Doch in diesem Fall blieb durch die konservierende Wirkung des Permafrostes genug übrig, um damit Verwandtschaftsanalysen durchführen zu können. Die älteste Erbgutstücke stammen vom sogenannten Krestowka-Mammut und sind laut molekularbiologischen Befunden 1,65 Millionen Jahre alt, die Geologie indes weist auf ein Alter von 1,2 Millionen Jahren hin. Das ist ein Widerspruch, den die Forscher noch nicht mit Sicherheit auflösen können, für einen Rekord reicht das Ergebnis jedenfalls allemal: Denn die bisher ältesten Stücke DNA – sie stammen von einem Urpferd – sind höchstens 700.000 Jahre alt.

Love Dalén und Patrícia Pečnerová mit einem Mammutstoßzahn
Gleb Danilov
Studienautoren Love Dalén und Patrícia Pečnerová auf der sibirischen Wrangelinsel

Dass dies nun möglich war, hat auch mit den Fortschritten in der Methodik zu tun. Wenn bloß DNA-Fragmente übrig sind, helfen heutzutage Computeralgorithmen, um das große Ganze wieder herzustellen: „Man kann sich das wie bei einem gigantischen Puzzle vorstellen“, sagt Co-Autor Tom van der Valk. „Wir haben Milliarden von kleinen Bruchstücken zusammengefügt.“ Um zu überprüfen, ob die Rekonstruktion korrekt war, bedienten sich die Forscher unter anderem bei der DNA des Asiatischen und des Afrikanischen Elefanten.

Präriemammut: Ein Hybrid

Einsichten brachte auch ein Vergleich innerhalb der Gruppe ausgestorbener Rüsseltiere: Laut den Analysen gibt es neben der bisher bekannten Abstammungslinie zwischen Steppen- und Wollmammut noch einen weiteren, bisher unbekannten Stammbaumast. Dieser weist dem ikonischen Präriemammut – vollständige Skelette sind etwa im Prähistorischen Museum in Utah ausgestellt – nun eine überraschende Identität zu: Das Präriemammut war offenbar ein Hybrid, eine Mischform zwischen zwei unterschiedlichen Arten.

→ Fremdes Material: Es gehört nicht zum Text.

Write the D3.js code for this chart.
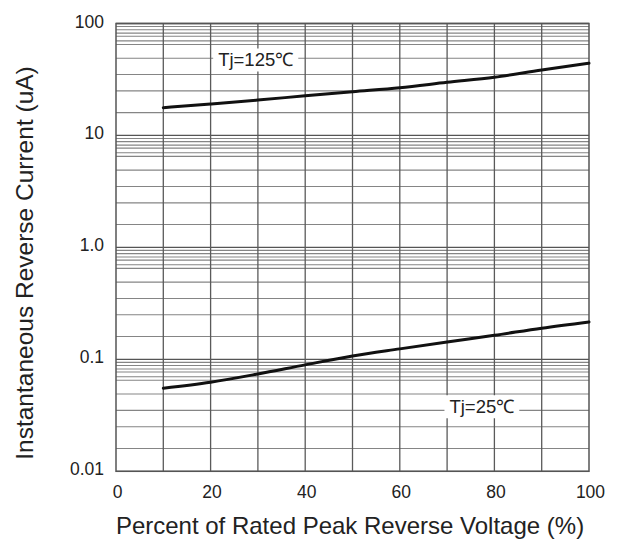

Die für die Eiszeitfauna typischen Anpassungen an die Kälte sind laut Genvergleichen nicht erst beim Wollmammut entstanden, sondern deutlich früher als gedacht. Soweit die an die Fachwissenschaft gerichteten Befunde. Bedeutsam ist die Studie wohl auch abseits dessen, da sie das Tor aufstößt zur Tiefenzeit der Naturgeschichte und allerlei spektakuläre Folgestudien möglich erscheinen lässt.

„2,5 Mio. Jahre wären möglich“

Dalén versucht etwa gerade anhand genetischer Daten herauszufinden, warum die Population der Wollmammuts vor 10.000 zu schrumpfen begann, bis ihre letzten Reste vor 4.000 Jahren auf der ostsibirischen Wrangelinsel endgültig verschwanden. Perspektiven öffnen sich auch am anderen Ende der Zeitskala. Die schwedischen Forscher halten es für möglich, dass man mit den zur Verfügung stehenden Methoden bis zu 2,5 Millionen Jahre in die Vergangenheit wird blicken können. Dann ist allerdings Schluss, wie Dalén betont. „Davor war es in Sibirien zu warm“.

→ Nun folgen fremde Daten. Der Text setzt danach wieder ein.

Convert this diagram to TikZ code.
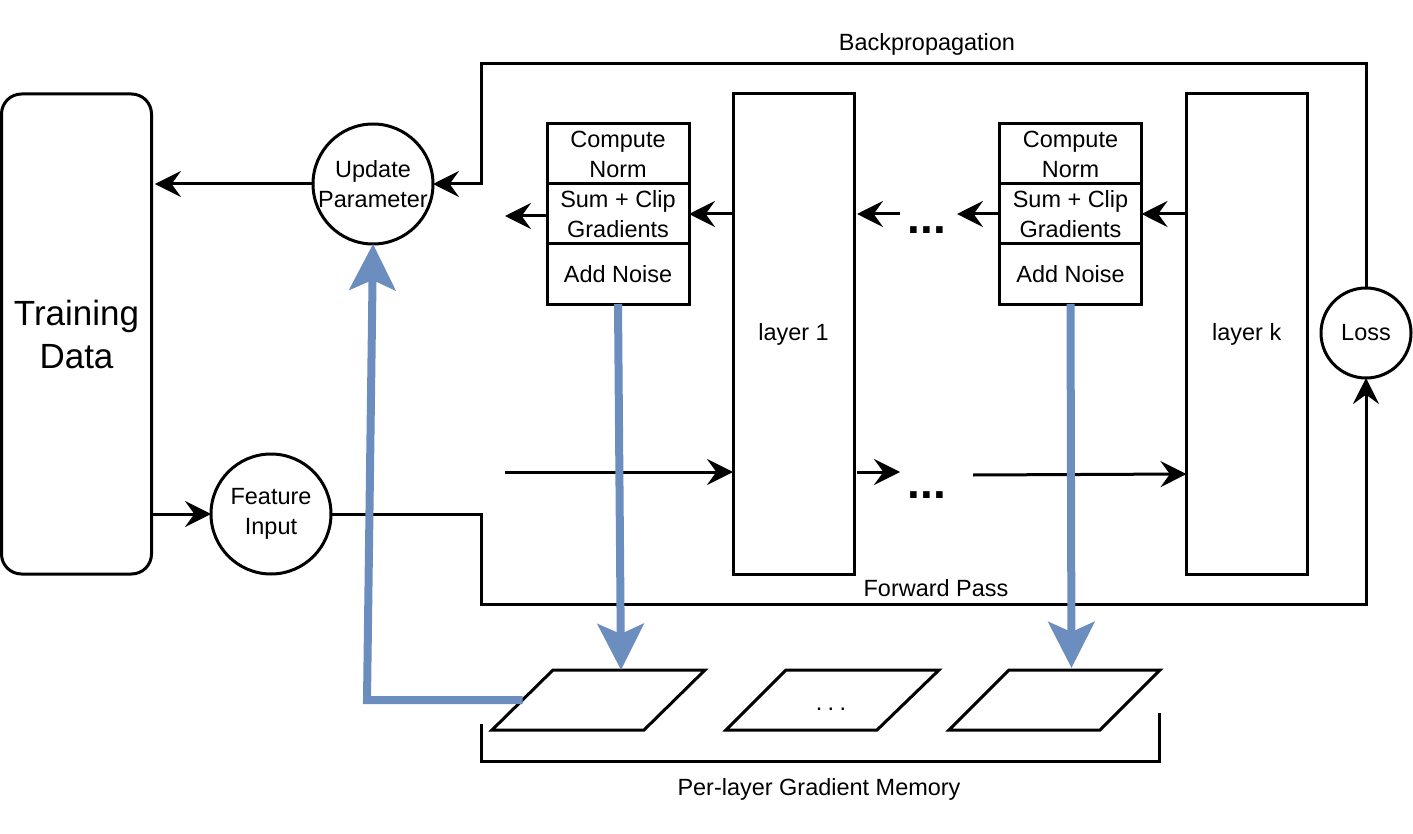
\documentclass[tikz,border=0pt]{standalone}
\usepackage{fontspec}
\setmainfont{Liberation Sans}
\usetikzlibrary{arrows.meta,calc}
\definecolor{bluec}{HTML}{6C8EBF}
\begin{document}
\begin{tikzpicture}[x=0.75pt,y=-0.75pt,
  line width=2.25pt,
  every node/.style={font=\fontsize{17.6}{22.5}\selectfont, inner sep=0pt, outer sep=0pt},
  blk/.style={draw, line width=2.25pt, rectangle},
  cell/.style={draw, line width=2.25pt, rectangle, minimum width=106.5pt, minimum height=45pt, align=center},
  circ/.style={draw, line width=2.25pt, circle, minimum size=90pt},
  lbl/.style={align=center},
  arr/.style={-{Stealth[length=19.5pt,width=19.5pt,inset=7pt]}},
  barr/.style={draw=bluec, line width=6pt, line join=miter, -{Stealth[length=34.5pt,width=34.5pt,inset=7.5pt]}},
  dotsb/.style={anchor=base, font=\bfseries\fontsize{34.5}{34.5}\selectfont},
]
\useasboundingbox (0,0) rectangle (1413,834);

% main nodes
\node[blk, rounded corners=15pt, minimum width=112.5pt, minimum height=360pt,
  label={[lbl, font=\fontsize{26.25}{32}\selectfont, yshift=-0.5pt]center:Training\\Data}] (train) at (76.5,334) {};
\node[circ, label={[lbl]center:Update\\Parameter}] (update) at (373,184) {};
\node[circ, label={[lbl]center:Feature\\Input}] (feat) at (271,514) {};
\node[circ, minimum size=67.5pt] (loss) at (1366,333) {Loss};
\node[blk, minimum width=90.75pt, minimum height=360pt] (layer1) at (793.5,334) {layer 1};
\node[blk, minimum width=90.4pt, minimum height=360pt] (layerk) at (1246.75,334) {layer k};

\node[cell] (a1) at (618,154) {Compute\\Norm};
\node[cell] (b1) at (618,214) {Sum + Clip\\Gradients};
\node[cell] (c1) at (618,274) {Add Noise};
\node[cell] (a2) at (1070.5,154) {Compute\\Norm};
\node[cell] (b2) at (1070.5,214) {Sum + Clip\\Gradients};
\node[cell] (c2) at (1070.5,274) {Add Noise};

% labels
\node[anchor=base] (bplbl) at (927,51) {Backpropagation};
\node[anchor=base] (fplbl) at (936,596.7) {Forward Pass};
\node[anchor=base] (memlbl) at (819,795) {Per-layer Gradient Memory};
\node[dotsb] (dots1) at (927,234) {...};
\node[dotsb] (dots2) at (927,498) {...};

% backpropagation / forward loops
\coordinate (bp1) at (481,64);
\coordinate (fp1) at (481,604);
\draw[arr] (loss.north) |- (bp1) |- (update.east);
\draw[arr] (feat.east) -| (fp1) -| (loss.south);

\draw[arr, shorten >=2.6pt] (update.west) -- (train.east |- update.west);
\draw[arr] (train.east |- feat.west) -- (feat.west);

% backward row
\coordinate (g0) at (505,216);
\coordinate (g1s) at (900,214);
\coordinate (g1e) at (857,214);
\coordinate (g2) at (957,214);
\draw[arr] (layer1.west |- b1) -- (b1.east);
\draw[arr] (b1.west |- g0) -- (g0);
\draw[arr] (g1s) -- (g1e);
\draw[arr] (b2.west) -- (g2);
\draw[arr] (layerk.west |- b2) -- (b2.east);

% forward row
\coordinate (f0) at (505,472);
\coordinate (f1s) at (857,472);
\coordinate (f1e) at (900,472);
\coordinate (f2) at (973,475);
\coordinate (f2e) at (1186.5,474);
\draw[arr] (f0) -- (f0 -| layer1.west);
\draw[arr] (f1s) -- (f1e);
\draw[arr] (f2) -- (f2e);

% gradient memory
\draw (553,670) -- (705,670) -- (644,730) -- (492,730) -- cycle;
\draw (786,670) -- (939,670) -- (877,730) -- (726,730) -- cycle;
\draw (1009,670) -- (1160,670) -- (1100,730) -- (949,730) -- cycle;
\node[anchor=base] (mdots) at (831,710) {.\hspace{4pt}.\hspace{4pt}.};
\coordinate (br1) at (481,724);
\coordinate (br2) at (1159,713);
\draw (br1) -- (br1 |- 0,761) -| (br2);

% blue arrows
\coordinate (m1top) at (621,670);
\coordinate (m3top) at (1071.5,668);
\coordinate (m1left) at (522.5,700);
\coordinate (bl) at (367,700);
\draw[barr] (c1.south) -- (m1top);
\draw[barr] (c2.south) -- (m3top);
\draw[barr] (m1left) -- (bl) -- (update.south);
\end{tikzpicture}
\end{document}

Bei einem Press Briefing der Zeitschrift „Nature“ Anfang der Woche wurde diskutiert, ob auch die Anthropologen von den nun präsentierten Fortschritten profitieren könnten. Nachdem der tauende Permafrost immer mehr Fundstücke freigibt, sei es denkbar, „dass wir in den nächsten Jahren auch auf Knochen von Homo erectus stoßen“, sagt Dalén. Zeitreisen ins frühe Pleistozän mit Hilfe menschlicher DNA wären also möglich. Das bisher älteste sequenzierte Erbgut eines Menschenvorfahren ist rund 430.000 Jahre alt.